Fireflies – Review by Bonnie Goldberg


Fireflies are lightning bugs that produce a cold light color from yellow to green to pale red as part of their mating dance. Fireflies glow and flash,wink and emit patterns of attraction, sending out signals to attract potential suitors. People can act like these beetles when they too see someone of interest for a romantic entanglement. To prove this point, come witness the waltz that Abel Brown enacts as he tries to woo a spark of love juice from Eleanor Bannister. He is going to need jars full of lightning bugs if he is to succeed in his courtship.

Long Wharf Theatre in New Haven is going to be assisting Abel in his pursuits with the charming and sweet world premiere of Matthew Barber’s “Fireflies,” based on a novel by Annette Sanford, until Sunday, November 5. The dance steps between Denis Arndt’s Abel and the reluctant woman he is pursuing, Jane Alexander’s Eleanor, are quaint and sincere and not always on the mark, but Abel has a goal and he is capable of an organized and subtle attack.
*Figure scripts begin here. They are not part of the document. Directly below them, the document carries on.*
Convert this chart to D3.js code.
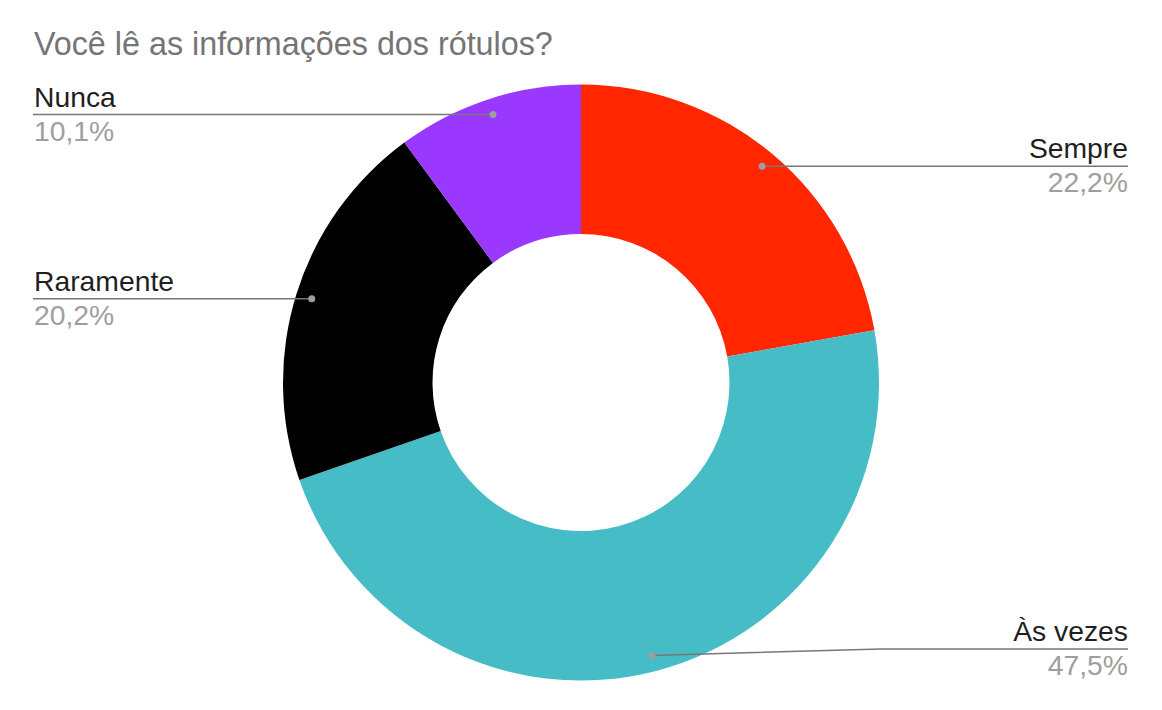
<!DOCTYPE html>
<html><head><meta charset="utf-8">
<script src="https://cdn.jsdelivr.net/npm/d3@7"></script>
<style>html,body{margin:0;padding:0;background:#fff;}svg{display:block;font-family:"Liberation Sans",Arial,sans-serif;}</style>
</head><body>
<svg id="c" width="1162" height="710"></svg>
<script>
const title = "Você lê as informações dos rótulos?";
const categories = ["Sempre", "Às vezes", "Raramente", "Nunca"];
const values = [22.2, 47.5, 20.2, 10.1];
const percentLabels = ["22,2%", "47,5%", "20,2%", "10,1%"];
const colors = ["#ff2600", "#46bcc6", "#000000", "#9a38ff"];

const W = 1162, H = 710;
const cx = 581, cy = 382.5, R = 298, r0 = 148.5, rDot = 282;
const svg = d3.select("#c");

svg.append("text").attr("x", 34).attr("y", 55)
  .attr("font-size", 32.3).attr("fill", "#757575").text(title);

const data = categories.map((c, i) => ({cat: c, v: values[i], pct: percentLabels[i], color: colors[i]}));
const pie = d3.pie().value(d => d.v).sort(null);
const arcs = pie(data);
const arc = d3.arc().innerRadius(r0).outerRadius(R);
const g = svg.append("g").attr("transform", `translate(${cx},${cy})`);
g.selectAll("path").data(arcs).enter().append("path")
  .attr("d", arc).attr("fill", d => d.data.color);

const leftX = 33, rightX = 1128;
arcs.forEach(a => {
  const mid = (a.startAngle + a.endAngle) / 2;
  const dx = cx + rDot * Math.sin(mid), dy = cy - rDot * Math.cos(mid);
  const right = Math.sin(mid) > 0;
  const lineY = Math.min(Math.max(dy, 100), H - 61);
  const elbowX = right ? cx + 300 : cx - 300;
  const endX = right ? rightX : leftX;
  const pts = Math.abs(lineY - dy) > 0.5 ? [[dx, dy], [elbowX, lineY], [endX, lineY]] : [[dx, dy], [endX, lineY]];
  svg.append("path").attr("d", d3.line()(pts)).attr("fill", "none")
    .attr("stroke", "#777").attr("stroke-width", 1.5);
  svg.append("circle").attr("cx", dx).attr("cy", dy).attr("r", 3.5).attr("fill", "#9e9e9e");
  const tx = right ? rightX : 34;
  const anchor = right ? "end" : "start";
  svg.append("text").attr("x", tx).attr("y", lineY - 8).attr("text-anchor", anchor)
    .attr("font-size", 28.3).attr("fill", "#1f1f1f").text(a.data.cat);
  svg.append("text").attr("x", tx).attr("y", lineY + 26).attr("text-anchor", anchor)
    .attr("font-size", 28.3).attr("fill", "#9e9e9e").text(a.data.pct);
});
</script>
</body></html>
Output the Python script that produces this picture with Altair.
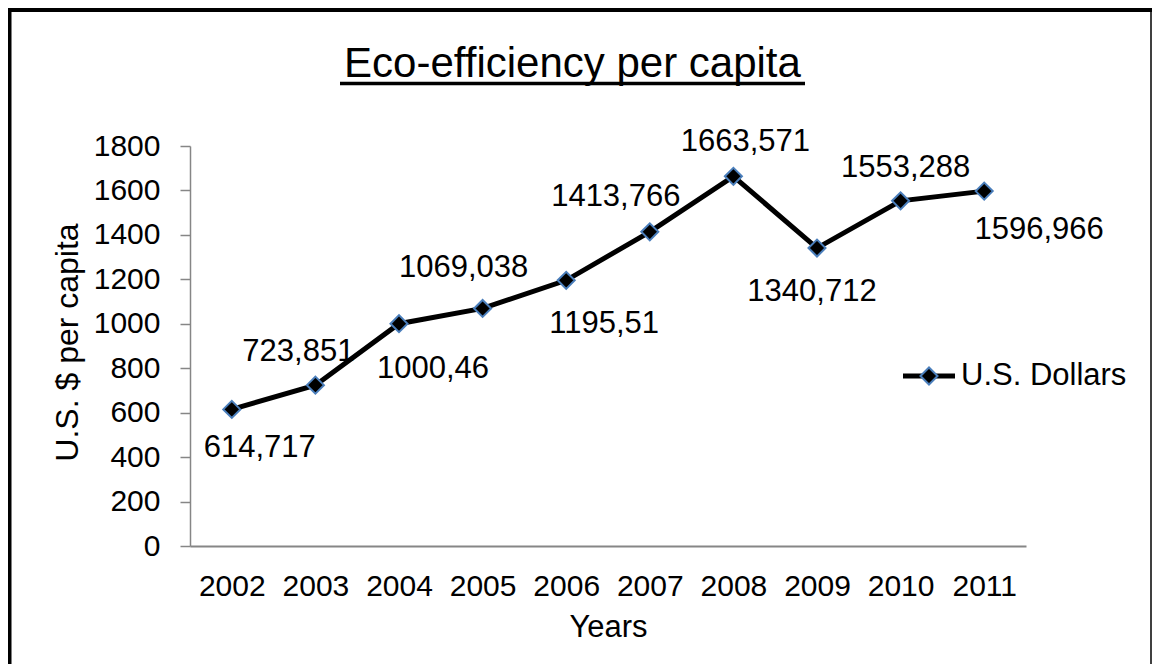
import altair as alt
import pandas as pd

# ---- data ----
years = ["2002", "2003", "2004", "2005", "2006", "2007", "2008", "2009", "2010", "2011"]
values = [614.717, 723.851, 1000.46, 1069.038, 1195.51, 1413.766, 1663.571, 1340.712, 1553.288, 1596.966]
labels = [str(v).replace(".", ",") for v in values]
y_ticks = [0, 200, 400, 600, 800, 1000, 1200, 1400, 1600, 1800]
series_name = "U.S. Dollars"
chart_title = "Eco-efficiency per capita"

# ---- layout / style (pixel offsets of data labels relative to their point) ----
label_offsets = [(28, 39), (-17, -33), (34, 45), (-19, -40), (38, 44),
                 (-34, -35), (12, -34), (-5, 44), (5, -33), (55, 39)]

FONT = "Liberation Sans"
GRAY = "#868686"
MARKER_STROKE = "#4a7ebb"
W, H = 836, 400

df = pd.DataFrame({"Year": years, "Value": values, "Label": labels})
one = pd.DataFrame({"k": [0]})

x_enc = alt.X(
    "Year:O",
    scale=alt.Scale(type="point", padding=0.5),
    axis=alt.Axis(
        title="Years", labelAngle=0, ticks=False, grid=False,
        domainColor=GRAY, domainWidth=2,
        labelFont=FONT, labelFontSize=30, labelColor="black", labelPadding=25,
        titleFont=FONT, titleFontSize=31, titleFontWeight="normal", titleColor="black",
        titleY=66, titleBaseline="top",
    ),
)
y_enc = alt.Y(
    "Value:Q",
    scale=alt.Scale(domain=[0, 1800], nice=False, zero=True),
    axis=alt.Axis(
        title="U.S. $ per capita", values=y_ticks, format="d", grid=False,
        tickSize=10, tickColor=GRAY, tickWidth=1.5,
        domainColor=GRAY, domainWidth=1.5,
        labelFont=FONT, labelFontSize=30, labelColor="black", labelPadding=20,
        titleFont=FONT, titleFontSize=32, titleFontWeight="normal", titleColor="black",
        titleX=-113, titleY=196, titleBaseline="alphabetic", titleAngle=270, titleAlign="center",
    ),
)

base = alt.Chart(df)
line = base.mark_line(color="black", strokeWidth=5).encode(x=x_enc, y=y_enc)
pts = base.mark_point(shape="diamond", filled=True, fill="black", stroke=MARKER_STROKE,
                      strokeWidth=2, size=290, opacity=1).encode(x=x_enc, y=y_enc)

text_layers = []
for yr, (dx, dy) in zip(years, label_offsets):
    text_layers.append(
        base.transform_filter(alt.datum.Year == yr)
        .mark_text(dx=dx, dy=dy, fontSize=31, font=FONT, color="black",
                   align="center", baseline="middle")
        .encode(x=x_enc, y=y_enc, text="Label:N")
    )

deco = alt.Chart(one)
title_txt = deco.mark_text(text=chart_title, fontSize=42, font=FONT, color="black",
                           align="center", baseline="alphabetic").encode(
    x=alt.value(382.5), y=alt.value(-69))
underline = deco.mark_rule(color="black", strokeWidth=3.5).encode(
    x=alt.value(150), x2=alt.value(615), y=alt.value(-62.5))

frame_left = deco.mark_rule(color="black", strokeWidth=4).encode(
    x=alt.value(-180.5), y=alt.value(-140), y2=alt.value(540))
frame_top = deco.mark_rule(color="black", strokeWidth=4).encode(
    x=alt.value(-185), x2=alt.value(965), y=alt.value(-136))
frame_right = deco.mark_rule(color="black", strokeWidth=1.5).encode(
    x=alt.value(961), y=alt.value(-140), y2=alt.value(540))

leg_line = deco.mark_rule(color="black", strokeWidth=5).encode(
    x=alt.value(713), x2=alt.value(765), y=alt.value(230))
leg_pt = deco.mark_point(shape="diamond", filled=True, fill="black", stroke=MARKER_STROKE,
                         strokeWidth=2, size=290, opacity=1).encode(
    x=alt.value(739), y=alt.value(230))
leg_txt = deco.mark_text(text=series_name, fontSize=31, font=FONT, color="black",
                         align="left", baseline="middle").encode(
    x=alt.value(771), y=alt.value(230))

chart = alt.layer(
    line, pts, *text_layers,
    title_txt, underline, frame_left, frame_top, frame_right,
    leg_line, leg_pt, leg_txt,
).properties(
    width=W, height=H,
    autosize=alt.AutoSizeParams(type="none"),
    padding={"left": 182, "top": 138, "right": 126, "bottom": 118},
    background="white",
).configure(font=FONT).configure_view(stroke="transparent", strokeWidth=0)

chart.save("out.html", embed_options={"renderer": "svg", "actions": False})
Eleanor is a retired school teacher who has settled into a life of uncomplicated concerns in the lazy town of Groverdell, Texas where she has lived her whole life. Picking her figs and making preserves, getting the air conditioning fixed, and clearing off the back porch are about all that occupy her quiet days. The only ripple to date is the constant comments of her next door neighbor Grace, an insistently invading Judith Ivey, who needs to know and comment about Eleanor’s every thought and action. The well meaning Grace now has a new threat to convey: there is a stranger, a drifter, who has been seen in the quiet Texas town and is capable of rape and murder and no end of con man schemes and Eleanor needs to be on her guard.

Of course, that monster in the mists is Abel Brown and he appears in Eleanor’s life as a breathe of change and a distinct risk to her equilibrium. Abel is a handyman and he sees the recent storm has torn a hole in the cottage on her property. Dare she let him fix it? Can he be trusted to enter her kitchen for a drink of lemonade? What of his past indiscretions? If Grace is right, is Eleanor ripe for the picking like her figs?

Alexander Dodge has created a homey kitchen set for the waltz of needs that takes place. The supreme acting skills of these cast members is a pure delight to behold. There are even moments of silent invasion when an old pupil Eugene Michael McFarland enters the fray as a policeman called by the self appointed guardian Grace who fears for her neighbor’s well being. Gordon Edelstein directs a simply satisfying foray into these lives and makes us feel all the better for the visitation.

For tickets ($34.50-90.50), call Long Wharf Theatre, 222 Sargent Drive, New Haven at 203-787-4282 or online at Performances are Tuesday at 7 p.m., Wednesday at 2 p.m. and 7 p.m., Thursday at 8 p.m., Friday at 8 p.m., Saturday at 3 p.m. and 8 p.m. and Sunday at 2 p.m.

Come be enchanted by Eleanor as she is poised on a literary cliff, almost ready to jump, if she can be sure she will be able (Abel) to fly.